When the Arden's Nolen made his New York directing debut last year, "it was amazing how many people talked to me about moving to Philadelphia, how many people knew about the work here," he says. ". . . You're not going to become rich and famous working in Philadelphia. People are here because they can do good work that challenges them."
"Philadelphia is not an outer borough of New York; it's an alternative," says Margie Salvante, executive director of the Philadelphia Theatre Alliance, the umbrella organization that sponsors the annual Barrymore Awards. Salvante was education director of New York's Roundabout Theater before she moved here, drawn in part by the city's affordability.
"We live in danger of being in New York's shadow," she says, "but what's emerged is a vibrant theater community that shares in both directions. New York is so desperately competitive, the opportunities to take risks and invent are so minuscule, the stakes so high. In Philadelphia, people have the room and the support of the community to try new ideas."
Local theater lovers have proved themselves willing to experiment, especially if word of mouth is good. According to the Theatre Alliance, local companies sold more than a million tickets last season, not counting Broadway road tours.
We go to New York, too. The Broadway League, New York's commercial theater producers, says Pennsylvanians - mostly from the Philadelphia region - bought 553,000 Broadway tickets in the 2006-2007 season. That does not include theatergoers from the region's three South Jersey counties. Factor them in, and the figure probably is closer to 800,000.
A comfortable place
Philadelphia is a comfortable place for those who work in or train for theater. In addition to the respected university programs, companies run their own schools. Director Walter Dallas, himself a New York emigre, not only imported talent to Freedom Theater because he wanted actors from both cities to mix, but also sent off many students from Freedom's training program to work elsewhere, including Broadway.
The Prince Theater's Rainbow program for high schoolers does the same. Alumnus Gideon Glick of Merion - part of the original Broadway cast of Tony winner Spring Awakening - says, "In Philadelphia, an actor can harness talent and develop."
Steve Kuhel, who now works with the Philadelphia Shakespeare Festival, cites "the focus on art and sense of discipline, mixed with a knowledge of shared sacrifice" that prevails here and says actors make "clear business sacrifices" in order to work in Philadelphia.
But offsetting any downside is the region's big plus: its manageable cost of living.
"The beauty of Philadelphia is that the economics allow you to create work that's pretty offbeat," says New Paradise Laboratories' Whit MacLaughlin, "and still be able to have a house and a family and the things normal people look for in life."
This opportunity extends to stagecrafters. "A young designer who lives in Brooklyn and works on a very small budget has a chance to come here and work on a larger scale," says Blanka Zizka, the Wilma Theater's artistic codirector.
Another boost is the Live Arts Festival & Philly Fringe, which brings locals and imports together in a burst of often cutting-edge performance art for two weeks every September.
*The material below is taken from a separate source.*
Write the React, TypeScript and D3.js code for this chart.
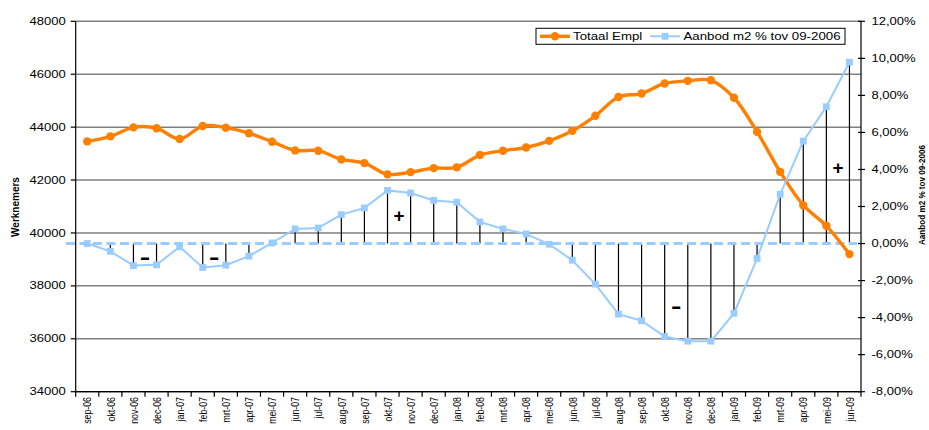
import React from "react";
import * as d3 from "d3";

const categories = [
  "sep-06","okt-06","nov-06","dec-06",
  "jan-07","feb-07","mrt-07","apr-07","mei-07","jun-07","jul-07","aug-07","sep-07","okt-07","nov-07","dec-07",
  "jan-08","feb-08","mrt-08","apr-08","mei-08","jun-08","jul-08","aug-08","sep-08","okt-08","nov-08","dec-08",
  "jan-09","feb-09","mrt-09","apr-09","mei-09","jun-09",
];

const totaalEmpl = [
  43460, 43650, 43990, 43960,
  43550, 44040, 43980, 43770, 43450, 43120, 43110, 42780, 42640, 42215, 42300, 42450,
  42480, 42945, 43110, 43230, 43480, 43860, 44430, 45140, 45270, 45650, 45750, 45770,
  45110, 43820, 42310, 41050, 40270, 39200,
];

const aanbod = [
  0.0, -0.42, -1.19, -1.15,
  -0.18, -1.29, -1.17, -0.68, 0.03, 0.79, 0.84, 1.56, 1.92, 2.87, 2.73, 2.33,
  2.23, 1.17, 0.79, 0.52, -0.04, -0.9, -2.19, -3.81, -4.17, -5.02, -5.27, -5.27,
  -3.77, -0.81, 2.66, 5.53, 7.39, 9.79,
];

const leftTicks = [34000, 36000, 38000, 40000, 42000, 44000, 46000, 48000];
const rightTicks = [-8, -6, -4, -2, 0, 2, 4, 6, 8, 10, 12];

// sign annotations: placed at the right edge of a category band, at a right-axis value
const signs = [
  { text: "-", after: "nov-06", value: -0.7 },
  { text: "-", after: "feb-07", value: -0.7 },
  { text: "+", after: "okt-07", value: 1.5 },
  { text: "-", after: "okt-08", value: -3.35 },
  { text: "+", after: "mei-09", value: 4.1 },
];

const seriesNames = ["Totaal Empl", "Aanbod m2 % tov 09-2006"];
const leftTitle = "Werknemers";
const rightTitle = "Aanbod m2 % tov 09-2006";

const ORANGE = "#FF8000";
const BLUE = "#99CCFF";
const FONT = "Arial, 'Liberation Sans', sans-serif";

const fmtPct = (v: number) => {
  const s = Math.abs(v).toFixed(2).replace(".", ",") + "%";
  return (v < 0 ? "-" : "") + s;
};

export default function App() {
  const W = 929, H = 430;
  const left = 75.7, right = 861, top = 21.3, bottom = 391.7;
  const x = d3.scaleBand<string>().domain(categories).range([left, right]);
  const bw = x.bandwidth();
  const cx = (c: string) => (x(c) as number) + bw / 2;
  const yL = d3.scaleLinear().domain([34000, 48000]).range([bottom, top]);
  const yR = d3.scaleLinear().domain([-8, 12]).range([bottom, top]);

  const orangeLine = d3.line<number>().x((_, i) => cx(categories[i])).y((d) => yL(d));
  const orangePath = orangeLine.curve(d3.curveCatmullRom.alpha(0.5))(totaalEmpl) || "";
  const blueLine = d3.line<number>().x((_, i) => cx(categories[i])).y((d) => yR(d));
  const bluePath = blueLine(aanbod) || "";

  const sx = 1.24;

  return (
    <svg width={W} height={H} style={{ position: "absolute", left: 0, top: 0, background: "#fff" }} fontFamily={FONT}>
      <rect x={0} y={0} width={W} height={H} fill="#fff" />
      {/* gridlines */}
      {leftTicks.map((t) => (
        <line key={"g" + t} x1={left} x2={right} y1={yL(t)} y2={yL(t)} stroke="#808080" strokeWidth={1.5} />
      ))}
      {/* drop lines */}
      {aanbod.map((v, i) =>
        v !== 0 ? (
          <line key={"d" + i} x1={cx(categories[i])} x2={cx(categories[i])} y1={yR(0)} y2={yR(v)} stroke="#000" strokeWidth={1.2} />
        ) : null
      )}
      {/* zero dashed line */}
      <line x1={66} x2={857} y1={yR(0)} y2={yR(0)} stroke={BLUE} strokeWidth={3} strokeDasharray="9,4.5" />
      {/* axes */}
      <line x1={left} x2={left} y1={top} y2={bottom} stroke="#000" strokeWidth={1.2} />
      <line x1={right} x2={right} y1={top} y2={bottom} stroke="#000" strokeWidth={1.2} />
      <line x1={left} x2={right} y1={bottom} y2={bottom} stroke="#000" strokeWidth={1.2} />
      {leftTicks.map((t) => (
        <g key={"lt" + t}>
          <line x1={left - 5} x2={left} y1={yL(t)} y2={yL(t)} stroke="#000" strokeWidth={1.2} />
          <text transform={`translate(${left - 10},${yL(t)}) scale(${sx},1)`} textAnchor="end" dominantBaseline="central" fontSize={10.5} fill="#000">
            {String(t)}
          </text>
        </g>
      ))}
      {rightTicks.map((t) => (
        <g key={"rt" + t}>
          <line x1={right - 3} x2={right + 4} y1={yR(t)} y2={yR(t)} stroke="#000" strokeWidth={1.2} />
          <text transform={`translate(${871.5},${yR(t)}) scale(${sx},1)`} textAnchor="start" dominantBaseline="central" fontSize={10.5} fill="#000">
            {fmtPct(t)}
          </text>
        </g>
      ))}
      {categories.map((c, i) => (
        <g key={"xt" + c}>
          <line x1={(x(c) as number) + bw} x2={(x(c) as number) + bw} y1={bottom} y2={bottom + 5} stroke="#000" strokeWidth={1.2} />
          {i === 0 ? <line x1={left} x2={left} y1={bottom} y2={bottom + 5} stroke="#000" strokeWidth={1.2} /> : null}
          <text transform={`translate(${cx(c) + 0.5},${397}) scale(1.15,1) rotate(-90)`} textAnchor="end" dominantBaseline="central" fontSize={8.8} fill="#000">
            {c}
          </text>
        </g>
      ))}
      {/* series */}
      <path d={orangePath} fill="none" stroke={ORANGE} strokeWidth={3.4} strokeLinejoin="round" />
      {totaalEmpl.map((v, i) => (
        <circle key={"o" + i} cx={cx(categories[i])} cy={yL(v)} r={4.2} fill={ORANGE} />
      ))}
      <path d={bluePath} fill="none" stroke={BLUE} strokeWidth={2} />
      {aanbod.map((v, i) => (
        <rect key={"b" + i} x={cx(categories[i]) - 3.4} y={yR(v) - 3.4} width={6.8} height={6.8} fill={BLUE} />
      ))}
      {/* sign annotations */}
      {signs.map((s, i) => (
        <text key={"s" + i} transform={`translate(${(x(s.after) as number) + bw},${yR(s.value)}) scale(${s.text === "-" ? 1.5 : 1.05},1)`} textAnchor="middle" dominantBaseline="central" fontSize={s.text === "-" ? 21 : 18} fontWeight="bold" fill="#000">
          {s.text}
        </text>
      ))}
      {/* axis titles */}
      <text transform={`translate(15,207) rotate(-90)`} textAnchor="middle" dominantBaseline="central" fontSize={10} fontWeight="bold" fill="#000">
        {leftTitle}
      </text>
      <text transform={`translate(921.5,195) scale(1.05,1) rotate(-90)`} textAnchor="middle" dominantBaseline="central" fontSize={9} fontWeight="bold" fill="#000" textLength={100} lengthAdjust="spacingAndGlyphs">
        {rightTitle}
      </text>
      {/* legend */}
      <rect x={536} y={28.3} width={309} height={16} fill="#fff" stroke="#000" strokeWidth={1} />
      <line x1={540} x2={570} y1={36.3} y2={36.3} stroke={ORANGE} strokeWidth={3.4} />
      <circle cx={555} cy={36.3} r={4.2} fill={ORANGE} />
      <text transform={`translate(573,36.8) scale(${sx},1)`} dominantBaseline="central" fontSize={10.7} fill="#000">
        {seriesNames[0]}
      </text>
      <line x1={650} x2={680} y1={36.3} y2={36.3} stroke={BLUE} strokeWidth={2} />
      <rect x={665 - 3.4} y={36.3 - 3.4} width={6.8} height={6.8} fill={BLUE} />
      <text transform={`translate(683.5,36.8) scale(${sx},1)`} dominantBaseline="central" fontSize={10.7} fill="#000">
        {seriesNames[1]}
      </text>
    </svg>
  );
}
Artists network, producers scout. Performer Thaddeus Phillips, a festival regular, saw his career take off when he moved here from New York.
"Philadelphia is an amazing place to make original work," he says, "and the Live Arts festival has become a fantastic venue to present the work and get it seen."
Getting it ready was more the point at a recent rehearsal as Irwin and cast honed The Happiness Lecture. During a break, he described meeting local artists in workshops four years ago when he starred in Philadelphia Theatre Company's Trumbo. He offered his take on the Philly difference.
"The interesting thing about Philadelphia performers is that they don't delineate - and de-limit - themselves here, the way they tend to in New York. We are actors, dancers - everything - more readily here."